Même si cela se déroule dans la clandestinité, cela offre tout de même de l'espoir et de la résilience. L'acquisition de compétences numériques, l'accès à des services bancaires en ligne et à des cours en ligne pourraient permettre aux femmes une émancipation économique mais aussi l'éducation. Les quelques opportunités existantes sont, malgré tout, grandement entravées par la surveillance des Talibans, l'exclusion numérique, et l'illettrisme.
À l'échelle internationale, alors que la pression diplomatique et les sanctions envers le régime Taliban augmentent, l'Afghanistan menace de s'isoler. Cependant, l'objectif est de tenir les dirigeants responsables, et non pas d'aggraver la crise humanitaire en bloquant l'aide venant de pays étrangers. Certains donateurs internationaux conditionnent leur aide au rétablissement des droits des femmes. Compte tenu du taux de pauvreté dévastateur en Afghanistan, ce n'est pas un parti pris équitable, car la majorité des femmes dépendent de l’aide étrangère.

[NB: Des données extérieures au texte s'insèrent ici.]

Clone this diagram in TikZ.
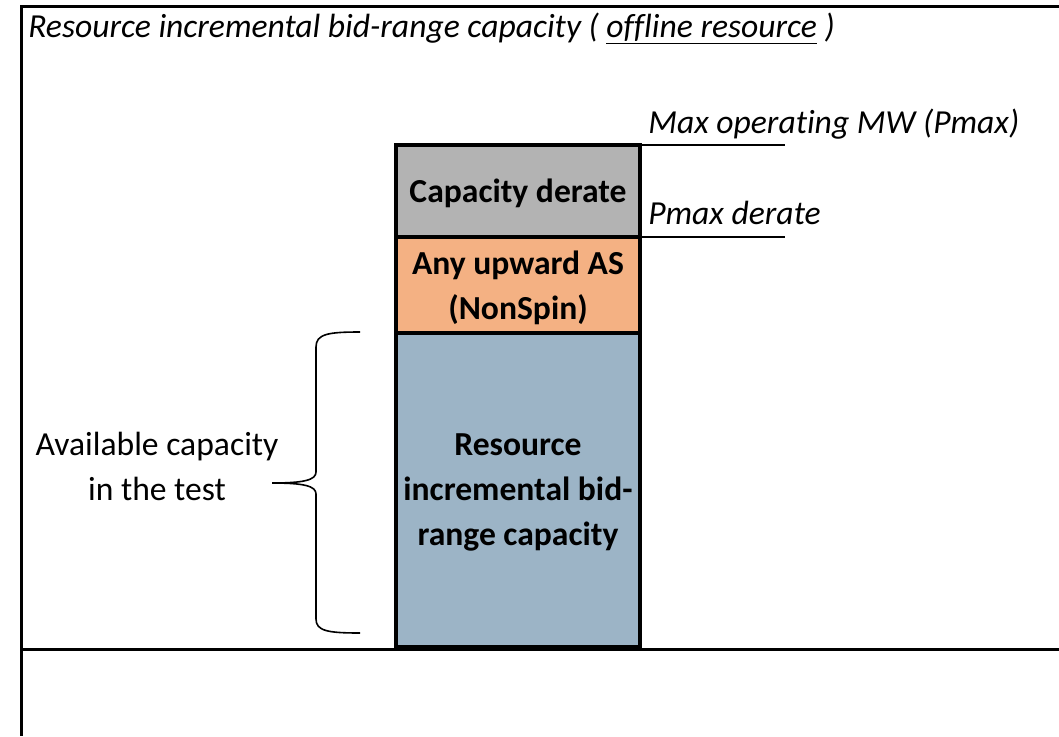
\documentclass[tikz,border=0pt]{standalone}
\usepackage{fontspec}
\setmainfont[Ligatures=NoCommon]{Carlito}
\usepackage{tikz}
\usetikzlibrary{positioning}

\definecolor{deratefill}{RGB}{179,179,179}
\definecolor{asfill}{RGB}{244,177,131}
\definecolor{bidfill}{RGB}{156,180,198}

\begin{document}
\begin{tikzpicture}[x=0.75pt, y=-0.75pt,
        txt/.style={font=\fontsize{25.2}{33.75}\selectfont, inner sep=0pt},
        layer/.style={rectangle, draw, line width=3pt, minimum width=183pt, outer sep=0pt, align=center, font=\fontsize{25.2}{33.75}\selectfont\bfseries, inner sep=0pt, text depth=0pt},
        frame/.style={line width=2.25pt},
        level/.style={line width=1.5pt}]
        \useasboundingbox (0,0) rectangle (1059,736);
        % outer frame
        \draw[frame] (1059,6.5) -- (21.5,6.5) -- (21.5,736);
        \draw[frame] (21.5,649.5) -- (1059,649.5);
        \node[txt, anchor=base west] (title) at (28,37) {\itshape Resource incremental bid-range capacity ( \underline{offline resource} )};

        % stacked capacity
        \node[layer, fill=deratefill, minimum height=69pt, anchor=north west] (derate) at (396,145) {Capacity derate};
        \node[layer, fill=asfill, minimum height=72pt, below=0pt of derate] (upas) {Any upward AS\\(NonSpin)};
        \node[layer, fill=bidfill, minimum height=235.5pt, below=0pt of upas] (bidrange) {Resource\\incremental bid-\\range capacity};

        % level marks
        \coordinate[right=108.75pt of derate.north east] (pmaxend);
        \coordinate[right=108.75pt of derate.south east] (derateend);
        \draw[level] (derate.north east) -- (pmaxend);
        \draw[level] (derate.south east) -- (derateend);
        \node[txt, anchor=base west] (pmax) at (648,133) {\itshape Max operating MW (Pmax)};
        \node[txt, anchor=base west] (pmaxderate) at (648,224) {\itshape Pmax derate};

        % brace
        \coordinate (bracetop) at (360,332);
        \coordinate (bracetip) at (272,483);
        \coordinate (bracebot) at (360,633);
        \draw[line width=1.2pt] (bracetop) .. controls (328,332) and (316,334) .. (316,347)
            -- (316,472) .. controls (316,480) and (304,483) .. (bracetip)
            .. controls (304,483) and (316,486) .. (316,494)
            -- (316,619) .. controls (316,631) and (328,633) .. (bracebot);
        \node[txt, align=center, anchor=base] (avail) at (157,500) {Available capacity\\in the test};
    \end{tikzpicture}
\end{document}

Afin d'éviter la fermeture des écoles, une solution envisageable serait la mise en place de programmes d'apprentissage hybrides, combinant des groupes d'études communautaires avec l'apprentissage en ligne. Des programmes hybrides de ce type seraient particulièrement utiles pour les filles vivant dans des endroits reculés et devraient comprendre un accès facilité à Internet et à des appareils optimisés pour l'éducation et la connexion. Une solution pourrait être l'initiative proposée par Starlink d'un accès gratuit à Internet.
Des plateformes pour les femmes innovatrices devraient être mises en place afin qu'elles puissent transmettre leurs connaissances, vendre des créations artisanales et être rémunérées. Si cela fonctionne, ces programmes pourraient montrer que la créativité et la détermination à l'échelle locale peuvent amener du changement.
Les femmes vivant en zones urbaines et rurales d'Afghanistan sont très différentes, et des solutions sur-mesure doivent être créées en prenant en compte ces différences. Par conséquent, l'expérience et le savoir des femmes afghanes provenant de milieux ethniques, régionaux et sociaux variés doivent être pris en compte et étudiés afin de constituer le point de départ d'un futur prometteur.
Les organisations de femmes afghanes et les voix locales doivent être entendues pendant le processus afin d'aboutir à un progrès réel et stable. Ce processus a besoin d'une forte coordination, d'étapes sensibles à la culture locale et d'un effort permanent.
Tout cela ne se fera pas en un claquement de doigts, mais mis en place correctement, ce processus permettrait de construire petit à petit un progrès constant. L'Afghanistan commencerait alors à mettre fin à l'apartheid des genres et à construire un futur dans lequel les femmes seront pleinement intégrées à la société.